Work instructions: Would you transcribe the listing that follows, character for character, and omit its images?

Information shown:
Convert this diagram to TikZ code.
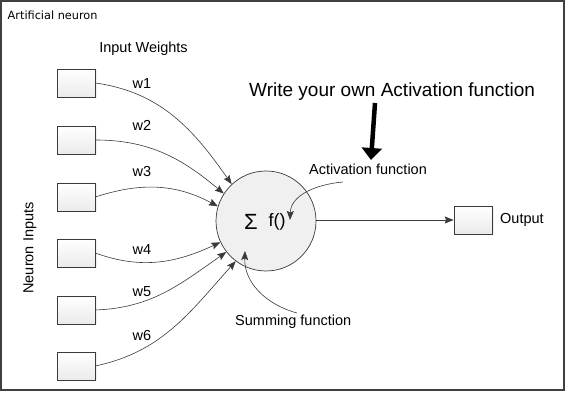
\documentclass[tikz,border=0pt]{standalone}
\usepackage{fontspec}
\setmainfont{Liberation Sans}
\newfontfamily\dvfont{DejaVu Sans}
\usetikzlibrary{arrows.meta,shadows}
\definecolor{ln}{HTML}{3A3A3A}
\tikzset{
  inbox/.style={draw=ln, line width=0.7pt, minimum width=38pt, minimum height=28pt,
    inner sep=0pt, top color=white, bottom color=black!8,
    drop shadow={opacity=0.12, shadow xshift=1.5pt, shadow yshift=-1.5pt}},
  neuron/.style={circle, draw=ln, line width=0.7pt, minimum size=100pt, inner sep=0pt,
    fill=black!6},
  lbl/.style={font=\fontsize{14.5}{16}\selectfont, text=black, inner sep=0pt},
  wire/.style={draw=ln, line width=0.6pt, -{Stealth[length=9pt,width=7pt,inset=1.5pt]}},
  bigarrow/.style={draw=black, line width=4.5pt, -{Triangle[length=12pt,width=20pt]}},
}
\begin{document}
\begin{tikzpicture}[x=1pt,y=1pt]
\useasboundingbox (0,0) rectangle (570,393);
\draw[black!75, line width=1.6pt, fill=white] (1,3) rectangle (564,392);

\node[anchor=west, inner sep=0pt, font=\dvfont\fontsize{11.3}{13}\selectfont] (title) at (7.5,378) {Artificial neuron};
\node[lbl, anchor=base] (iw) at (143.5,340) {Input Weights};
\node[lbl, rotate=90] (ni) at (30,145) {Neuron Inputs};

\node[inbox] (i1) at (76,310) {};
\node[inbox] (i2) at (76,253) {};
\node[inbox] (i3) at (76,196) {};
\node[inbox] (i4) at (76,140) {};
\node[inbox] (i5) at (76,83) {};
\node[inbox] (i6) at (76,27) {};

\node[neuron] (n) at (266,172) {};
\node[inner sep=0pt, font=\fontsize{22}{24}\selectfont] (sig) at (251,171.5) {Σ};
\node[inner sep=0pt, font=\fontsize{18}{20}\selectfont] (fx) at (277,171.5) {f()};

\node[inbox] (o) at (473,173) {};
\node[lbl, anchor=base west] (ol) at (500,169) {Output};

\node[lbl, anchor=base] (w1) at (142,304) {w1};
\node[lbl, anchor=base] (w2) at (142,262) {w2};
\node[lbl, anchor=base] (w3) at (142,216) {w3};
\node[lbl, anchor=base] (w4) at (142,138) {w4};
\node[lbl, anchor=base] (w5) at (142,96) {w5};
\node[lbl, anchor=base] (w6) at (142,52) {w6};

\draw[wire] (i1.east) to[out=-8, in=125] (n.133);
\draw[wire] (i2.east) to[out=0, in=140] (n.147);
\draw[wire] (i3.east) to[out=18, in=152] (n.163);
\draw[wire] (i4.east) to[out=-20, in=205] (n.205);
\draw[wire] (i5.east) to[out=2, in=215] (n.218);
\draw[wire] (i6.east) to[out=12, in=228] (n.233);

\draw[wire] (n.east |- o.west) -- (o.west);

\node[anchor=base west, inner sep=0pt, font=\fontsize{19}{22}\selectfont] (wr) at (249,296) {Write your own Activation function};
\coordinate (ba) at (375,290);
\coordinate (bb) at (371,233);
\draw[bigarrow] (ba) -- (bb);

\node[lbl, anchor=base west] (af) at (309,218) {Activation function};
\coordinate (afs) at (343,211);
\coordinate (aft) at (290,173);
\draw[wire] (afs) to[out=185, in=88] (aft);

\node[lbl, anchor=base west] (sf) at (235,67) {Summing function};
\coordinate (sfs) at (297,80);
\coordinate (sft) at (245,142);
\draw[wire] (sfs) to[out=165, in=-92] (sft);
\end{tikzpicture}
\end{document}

Correct result:
Convert this diagram to TikZ code.
\documentclass[tikz,border=0pt]{standalone}
\usepackage{fontspec}
\setmainfont{Liberation Sans}
\newfontfamily\dvfont{DejaVu Sans}
\usetikzlibrary{arrows.meta,shadows}
\definecolor{ln}{HTML}{3A3A3A}
\tikzset{
  inbox/.style={draw=ln, line width=0.7pt, minimum width=38pt, minimum height=28pt,
    inner sep=0pt, top color=white, bottom color=black!8,
    drop shadow={opacity=0.12, shadow xshift=1.5pt, shadow yshift=-1.5pt}},
  neuron/.style={circle, draw=ln, line width=0.7pt, minimum size=100pt, inner sep=0pt,
    fill=black!6},
  lbl/.style={font=\fontsize{14.5}{16}\selectfont, text=black, inner sep=0pt},
  wire/.style={draw=ln, line width=0.6pt, -{Stealth[length=9pt,width=7pt,inset=1.5pt]}},
  bigarrow/.style={draw=black, line width=4.5pt, -{Triangle[length=12pt,width=20pt]}},
}
\begin{document}
\begin{tikzpicture}[x=1pt,y=1pt]
\useasboundingbox (0,0) rectangle (570,393);
\draw[black!75, line width=1.6pt, fill=white] (1,3) rectangle (564,392);

\node[anchor=west, inner sep=0pt, font=\dvfont\fontsize{11.3}{13}\selectfont] (title) at (7.5,378) {Artificial neuron};
\node[lbl, anchor=base] (iw) at (143.5,340) {Input Weights};
\node[lbl, rotate=90] (ni) at (30,145) {Neuron Inputs};

\node[inbox] (i1) at (76,310) {};
\node[inbox] (i2) at (76,253) {};
\node[inbox] (i3) at (76,196) {};
\node[inbox] (i4) at (76,140) {};
\node[inbox] (i5) at (76,83) {};
\node[inbox] (i6) at (76,27) {};

\node[neuron] (n) at (266,172) {};
\node[inner sep=0pt, font=\fontsize{22}{24}\selectfont] (sig) at (251,171.5) {Σ};
\node[inner sep=0pt, font=\fontsize{18}{20}\selectfont] (fx) at (277,171.5) {f()};

\node[inbox] (o) at (473,173) {};
\node[lbl, anchor=base west] (ol) at (500,169) {Output};

\node[lbl, anchor=base] (w1) at (142,304) {w1};
\node[lbl, anchor=base] (w2) at (142,262) {w2};
\node[lbl, anchor=base] (w3) at (142,216) {w3};
\node[lbl, anchor=base] (w4) at (142,138) {w4};
\node[lbl, anchor=base] (w5) at (142,96) {w5};
\node[lbl, anchor=base] (w6) at (142,52) {w6};

\draw[wire] (i1.east) to[out=-8, in=125] (n.133);
\draw[wire] (i2.east) to[out=0, in=140] (n.147);
\draw[wire] (i3.east) to[out=18, in=152] (n.163);
\draw[wire] (i4.east) to[out=-20, in=205] (n.205);
\draw[wire] (i5.east) to[out=2, in=215] (n.218);
\draw[wire] (i6.east) to[out=12, in=228] (n.233);

\draw[wire] (n.east |- o.west) -- (o.west);

\node[anchor=base west, inner sep=0pt, font=\fontsize{19}{22}\selectfont] (wr) at (249,296) {Write your own Activation function};
\coordinate (ba) at (375,290);
\coordinate (bb) at (371,233);
\draw[bigarrow] (ba) -- (bb);

\node[lbl, anchor=base west] (af) at (309,218) {Activation function};
\coordinate (afs) at (343,211);
\coordinate (aft) at (290,173);
\draw[wire] (afs) to[out=185, in=88] (aft);

\node[lbl, anchor=base west] (sf) at (235,67) {Summing function};
\coordinate (sfs) at (297,80);
\coordinate (sft) at (245,142);
\draw[wire] (sfs) to[out=165, in=-92] (sft);
\end{tikzpicture}
\end{document}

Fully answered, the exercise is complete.